- Born: 7 November 1938 Johannesburg, South Africa
- Died: 23 May 2018 (aged 79)
- Allegiance: United Kingdom
- Branch: British Army
- Service years: 1960–1961 1962–1991
- Rank: Brigadier
- Service number: 466744
- Commands: Brigade of Gurkhas 7th Duke of Edinburgh's Own Gurkha Rifles
- Conflicts: Indonesia–Malaysia confrontation
- Awards: Knight Grand Cross of the Royal Victorian Order Commander of the Order of the British Empire
- Spouse: Anita Hunt-Davis
- Relations: 3 children including Ben Hunt-Davis (rower)
- Other work: Private Secretary to the Duke of Edinburgh (1993–2010)

= Miles Hunt-Davis =

British Army officer (1938–2018)

Brigadier Sir Miles Garth Hunt-Davis, (7 November 1938 – 23 May 2018) was a British Army officer who was also the Private Secretary to The Duke of Edinburgh from 1993 until 2010.

==Early life and education==
Miles Hunt-Davis was born in Johannesburg, Union of South Africa, in 1938 and educated at St Andrew's College.

==Military career==
After attending the Mons Officer Cadet School, Hunt-Davis was commissioned a probationary second lieutenant in the Queen's Brigade of the Territorial Army on 5 August 1960, and relinquished his commission on 16 November 1961. He joined the 6th Queen Elizabeth's Own Gurkha Rifles as a second lieutenant (direct-entry) holding a short-service commission on 14 April 1962. On 16 October 1963, he was granted a regular commission in the same regiment with the rank of second lieutenant (seniority 14 April 1962).
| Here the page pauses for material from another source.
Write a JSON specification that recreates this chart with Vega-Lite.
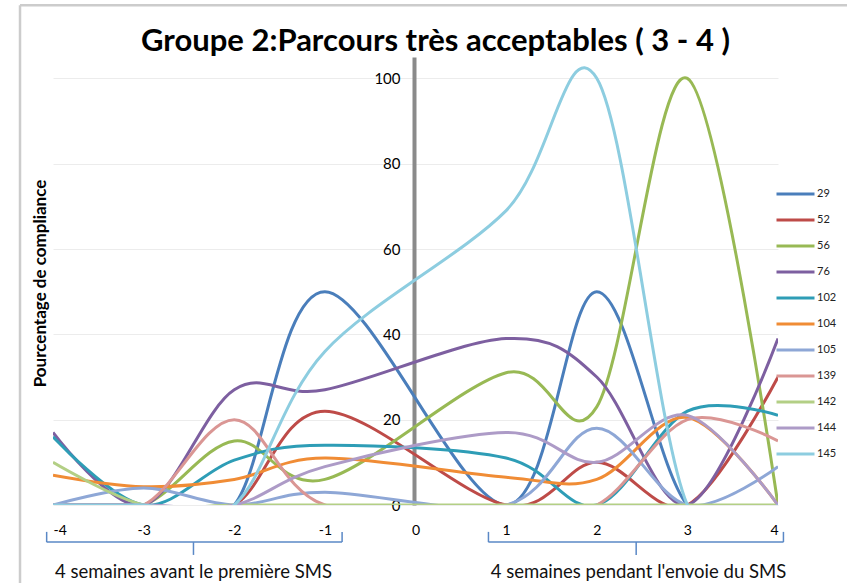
{
  "$schema": "https://vega.github.io/schema/vega-lite/v6.json",
  "autosize": {"type": "none"},
  "width": 725,
  "height": 448,
  "padding": {"left": 53, "top": 57, "right": 69, "bottom": 78},
  "background": "white",
  "config": {"view": {"stroke": null}, "font": "Lato"},
  "title": {
    "text": "Groupe 2:Parcours très acceptables ( 3 - 4 )",
    "font": "Lato", "fontSize": 31, "fontWeight": "bold", "color": "#000",
    "anchor": "middle", "dx": 20, "dy": 82, "offset": 4, "baseline": "alphabetic"
  },
  "datasets": {
    "compliance": [
      {"semaine": -4, "id": "29", "pourcentage": 0}, {"semaine": -3, "id": "29", "pourcentage": 0}, {"semaine": -2, "id": "29", "pourcentage": 0}, {"semaine": -1, "id": "29", "pourcentage": 50}, {"semaine": 1, "id": "29", "pourcentage": 0}, {"semaine": 2, "id": "29", "pourcentage": 50}, {"semaine": 3, "id": "29", "pourcentage": 0}, {"semaine": 4, "id": "29", "pourcentage": 0},
      {"semaine": -4, "id": "52", "pourcentage": 0}, {"semaine": -3, "id": "52", "pourcentage": 0}, {"semaine": -2, "id": "52", "pourcentage": 0}, {"semaine": -1, "id": "52", "pourcentage": 22}, {"semaine": 1, "id": "52", "pourcentage": 0}, {"semaine": 2, "id": "52", "pourcentage": 10}, {"semaine": 3, "id": "52", "pourcentage": 0}, {"semaine": 4, "id": "52", "pourcentage": 30},
      {"semaine": -4, "id": "56", "pourcentage": 0}, {"semaine": -3, "id": "56", "pourcentage": 0}, {"semaine": -2, "id": "56", "pourcentage": 15}, {"semaine": -1, "id": "56", "pourcentage": 6}, {"semaine": 1, "id": "56", "pourcentage": 31}, {"semaine": 2, "id": "56", "pourcentage": 23}, {"semaine": 3, "id": "56", "pourcentage": 100}, {"semaine": 4, "id": "56", "pourcentage": 0},
      {"semaine": -4, "id": "76", "pourcentage": 17}, {"semaine": -3, "id": "76", "pourcentage": 0}, {"semaine": -2, "id": "76", "pourcentage": 27}, {"semaine": -1, "id": "76", "pourcentage": 27}, {"semaine": 1, "id": "76", "pourcentage": 39}, {"semaine": 2, "id": "76", "pourcentage": 30}, {"semaine": 3, "id": "76", "pourcentage": 0}, {"semaine": 4, "id": "76", "pourcentage": 39},
      {"semaine": -4, "id": "102", "pourcentage": 16}, {"semaine": -3, "id": "102", "pourcentage": 0}, {"semaine": -2, "id": "102", "pourcentage": 10.5}, {"semaine": -1, "id": "102", "pourcentage": 14}, {"semaine": 1, "id": "102", "pourcentage": 11}, {"semaine": 2, "id": "102", "pourcentage": 0}, {"semaine": 3, "id": "102", "pourcentage": 22}, {"semaine": 4, "id": "102", "pourcentage": 21},
      {"semaine": -4, "id": "104", "pourcentage": 7}, {"semaine": -3, "id": "104", "pourcentage": 4.3}, {"semaine": -2, "id": "104", "pourcentage": 6}, {"semaine": -1, "id": "104", "pourcentage": 11}, {"semaine": 1, "id": "104", "pourcentage": 6.5}, {"semaine": 2, "id": "104", "pourcentage": 6}, {"semaine": 3, "id": "104", "pourcentage": 20.5}, {"semaine": 4, "id": "104", "pourcentage": 0},
      {"semaine": -4, "id": "105", "pourcentage": 0}, {"semaine": -3, "id": "105", "pourcentage": 4}, {"semaine": -2, "id": "105", "pourcentage": 0}, {"semaine": -1, "id": "105", "pourcentage": 3}, {"semaine": 1, "id": "105", "pourcentage": 0}, {"semaine": 2, "id": "105", "pourcentage": 18}, {"semaine": 3, "id": "105", "pourcentage": 0}, {"semaine": 4, "id": "105", "pourcentage": 9},
      {"semaine": -4, "id": "139", "pourcentage": 0}, {"semaine": -3, "id": "139", "pourcentage": 0}, {"semaine": -2, "id": "139", "pourcentage": 20}, {"semaine": -1, "id": "139", "pourcentage": 0}, {"semaine": 1, "id": "139", "pourcentage": 0}, {"semaine": 2, "id": "139", "pourcentage": 0}, {"semaine": 3, "id": "139", "pourcentage": 20}, {"semaine": 4, "id": "139", "pourcentage": 15},
      {"semaine": -4, "id": "142", "pourcentage": 10}, {"semaine": -3, "id": "142", "pourcentage": 0}, {"semaine": -2, "id": "142", "pourcentage": 0}, {"semaine": -1, "id": "142", "pourcentage": 0}, {"semaine": 1, "id": "142", "pourcentage": 0}, {"semaine": 2, "id": "142", "pourcentage": 0}, {"semaine": 3, "id": "142", "pourcentage": 0}, {"semaine": 4, "id": "142", "pourcentage": 0},
      {"semaine": -4, "id": "144", "pourcentage": 0}, {"semaine": -3, "id": "144", "pourcentage": 0}, {"semaine": -2, "id": "144", "pourcentage": 0}, {"semaine": -1, "id": "144", "pourcentage": 9}, {"semaine": 1, "id": "144", "pourcentage": 17}, {"semaine": 2, "id": "144", "pourcentage": 10}, {"semaine": 3, "id": "144", "pourcentage": 21}, {"semaine": 4, "id": "144", "pourcentage": 0},
      {"semaine": -4, "id": "145", "pourcentage": 0}, {"semaine": -3, "id": "145", "pourcentage": 0}, {"semaine": -2, "id": "145", "pourcentage": 0}, {"semaine": -1, "id": "145", "pourcentage": 36}, {"semaine": 1, "id": "145", "pourcentage": 69}, {"semaine": 2, "id": "145", "pourcentage": 100}, {"semaine": 3, "id": "145", "pourcentage": 0}, {"semaine": 4, "id": "145", "pourcentage": 0}
    ]
  },
  "layer": [
    {
      "data": {"name": "compliance"},
      "mark": {"type": "line", "interpolate": "cardinal", "strokeWidth": 3, "clip": true},
      "encoding": {
        "x": {
          "field": "semaine", "type": "quantitative",
          "scale": {"domain": [-4, 4], "nice": false, "zero": false},
          "axis": {
            "values": [-4, -3, -2, -1, 0, 1, 2, 3, 4], "labelExpr": "'' + datum.value",
            "title": null, "grid": false, "domain": false, "ticks": false,
            "labelFont": "Lato", "labelFontSize": 14, "labelPadding": 18, "labelColor": "#000"
          }
        },
        "y": {
          "field": "pourcentage", "type": "quantitative",
          "scale": {"domain": [0, 105], "nice": false},
          "axis": {
            "values": [0, 20, 40, 60, 80, 100], "offset": -361,
            "grid": true, "gridColor": "#ececec", "gridWidth": 1,
            "domain": true, "domainColor": "#8a8a8a", "domainWidth": 4,
            "ticks": false, "labelPadding": 14, "labelFont": "Lato", "labelFontSize": 15, "labelColor": "#000",
            "title": "Pourcentage de compliance", "titleX": -374, "titleY": 226, "titleAngle": -90,
            "titleFont": "Lato", "titleFontSize": 17, "titleFontWeight": "bold", "titleColor": "#000",
            "titleAlign": "center", "titleBaseline": "middle"
          }
        },
        "color": {
          "field": "id", "type": "nominal",
          "sort": ["29", "52", "56", "76", "102", "104", "105", "139", "142", "144", "145"],
          "scale": {
            "domain": ["29", "52", "56", "76", "102", "104", "105", "139", "142", "144", "145"],
            "range": ["#4a7ebb", "#be4b48", "#98b954", "#7d5fa0", "#2e9db6", "#f08c35", "#8ea7d6", "#da9694", "#b3cf85", "#ad9bc7", "#8dcde0"]
          },
          "legend": {
            "title": null, "orient": "none", "legendX": 722, "legendY": 124.5,
            "symbolType": "stroke", "symbolSize": 1444, "symbolStrokeWidth": 3,
            "labelFont": "Lato", "labelFontSize": 11, "labelColor": "#222", "labelOffset": 1,
            "rowPadding": 0, "clipHeight": 25.2
          }
        }
      }
    },
    {
      "data": {"values": [{}]},
      "mark": {"type": "rule", "color": "#cccccc", "strokeWidth": 2.5},
      "encoding": {
        "x": {"datum": -4.364, "type": "quantitative"},
        "y": {"datum": 117.1, "type": "quantitative"},
        "y2": {"datum": -20}
      }
    },
    {
      "data": {"values": [{}]},
      "mark": {"type": "rule", "color": "#cccccc", "strokeWidth": 2.5},
      "encoding": {
        "x": {"datum": -4.364, "type": "quantitative"},
        "x2": {"datum": 4.9},
        "y": {"datum": 117.1, "type": "quantitative"}
      }
    },
    {
      "data": {"values": [{}]},
      "mark": {"type": "rule", "color": "#5a88c6", "strokeWidth": 1.5},
      "encoding": {"x": {"datum": -4.07, "type": "quantitative"}, "x2": {"datum": -0.81}, "y": {"datum": -8.7, "type": "quantitative"}}
    },
    {
      "data": {"values": [{}]},
      "mark": {"type": "rule", "color": "#5a88c6", "strokeWidth": 1.5},
      "encoding": {"x": {"datum": -4.07, "type": "quantitative"}, "y": {"datum": -6.3, "type": "quantitative"}, "y2": {"datum": -8.7}}
    },
    {
      "data": {"values": [{}]},
      "mark": {"type": "rule", "color": "#5a88c6", "strokeWidth": 1.5},
      "encoding": {"x": {"datum": -0.81, "type": "quantitative"}, "y": {"datum": -6.3, "type": "quantitative"}, "y2": {"datum": -8.7}}
    },
    {
      "data": {"values": [{}]},
      "mark": {"type": "rule", "color": "#5a88c6", "strokeWidth": 1.5},
      "encoding": {"x": {"datum": -2.45, "type": "quantitative"}, "y": {"datum": -8.7, "type": "quantitative"}, "y2": {"datum": -11.7}}
    },
    {
      "data": {"values": [{}]},
      "mark": {"type": "rule", "color": "#5a88c6", "strokeWidth": 1.5},
      "encoding": {"x": {"datum": 0.805, "type": "quantitative"}, "x2": {"datum": 4.06}, "y": {"datum": -8.7, "type": "quantitative"}}
    },
    {
      "data": {"values": [{}]},
      "mark": {"type": "rule", "color": "#5a88c6", "strokeWidth": 1.5},
      "encoding": {"x": {"datum": 0.805, "type": "quantitative"}, "y": {"datum": -6.3, "type": "quantitative"}, "y2": {"datum": -8.7}}
    },
    {
      "data": {"values": [{}]},
      "mark": {"type": "rule", "color": "#5a88c6", "strokeWidth": 1.5},
      "encoding": {"x": {"datum": 4.06, "type": "quantitative"}, "y": {"datum": -6.3, "type": "quantitative"}, "y2": {"datum": -8.7}}
    },
    {
      "data": {"values": [{}]},
      "mark": {"type": "rule", "color": "#5a88c6", "strokeWidth": 1.5},
      "encoding": {"x": {"datum": 2.435, "type": "quantitative"}, "y": {"datum": -8.7, "type": "quantitative"}, "y2": {"datum": -11.7}}
    },
    {
      "data": {"values": [{}]},
      "mark": {"type": "text", "font": "Lato", "fontSize": 18.5, "color": "#111", "align": "center", "baseline": "middle"},
      "encoding": {"x": {"datum": -2.45, "type": "quantitative"}, "y": {"datum": -15.7, "type": "quantitative"}, "text": {"value": "4 semaines avant le première SMS"}}
    },
    {
      "data": {"values": [{}]},
      "mark": {"type": "text", "font": "Lato", "fontSize": 18.5, "color": "#111", "align": "center", "baseline": "middle"},
      "encoding": {"x": {"datum": 2.46, "type": "quantitative"}, "y": {"datum": -15.7, "type": "quantitative"}, "text": {"value": "4 semaines pendant l'envoie du SMS"}}
    }
  ]
}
He served in Borneo and Malaysia 1964–1966, and was promoted to lieutenant on 14 April 1965. Promoted captain on 14 April 1968, from 1969 to 1970 he attended the Canadian Land Forces Command and Staff College, and was promoted to major on 31 December 1971. From 1974 to 1976 he was brigade major of the 48th Gurkha Infantry Brigade. Promoted lieutenant colonel on 30 June 1976, he commanded 7th Duke of Edinburgh's Own Gurkha Rifles from 25 September. He was appointed a Member of the Order of the British Empire in 1977. In 1979–1980 he was the Chief Instructor, Tactics Wing, of the School of Infantry, and 1980–1982 General Staff Officer Grade 1 (GSO1) Tactics at the School. From 1982 to 1983 he was instructor at the Staff College, Camberley (psc), and was promoted to colonel on 30 June 1984. In 1985–1987 he was Commander British Gurkhas, Nepal. Promoted to brigadier on 31 December 1987 (seniority 30 June), from 1987 to 1990, based in Hong Kong, he commanded the Brigade of Gurkhas. Advanced to Commander of the Order of the British Empire in 1990, he retired on 1 August 1991.

==Personal life==
Hunt-Davies was married to Anita (née Ridsdale) and together they had three children: Joanna Mary, Justin, and Francis Benedict (Ben) who won a gold medal in the men's eight at the 2000 Sydney Olympic games. He has nine grandchildren. During his time as Private Secretary to Prince Philip, Hunt-Davis lived in a house in the grounds of Kensington Palace and then a flat in Kensington Palace. After his retirement they lived in Wiltshire.

==Private Secretary==
After leaving the British Army Hunt-Davis was Colonel of the 7th Duke of Edinburgh's Gurkha Rifles (1991-1994), and Chairman of the Gurkha Brigade Association (1991–2003). Hunt-Davis joined the Household of the Duke of Edinburgh as Assistant Private Secretary in 1991. He was promoted to Private Secretary in 1993, and appointed a Commander of the Royal Victorian Order in 1998. He was knighted as a Knight Commander of the Royal Victorian Order in 2003 and, on his retirement in 2010, was advanced to Knight Grand Cross of the Royal Victorian Order.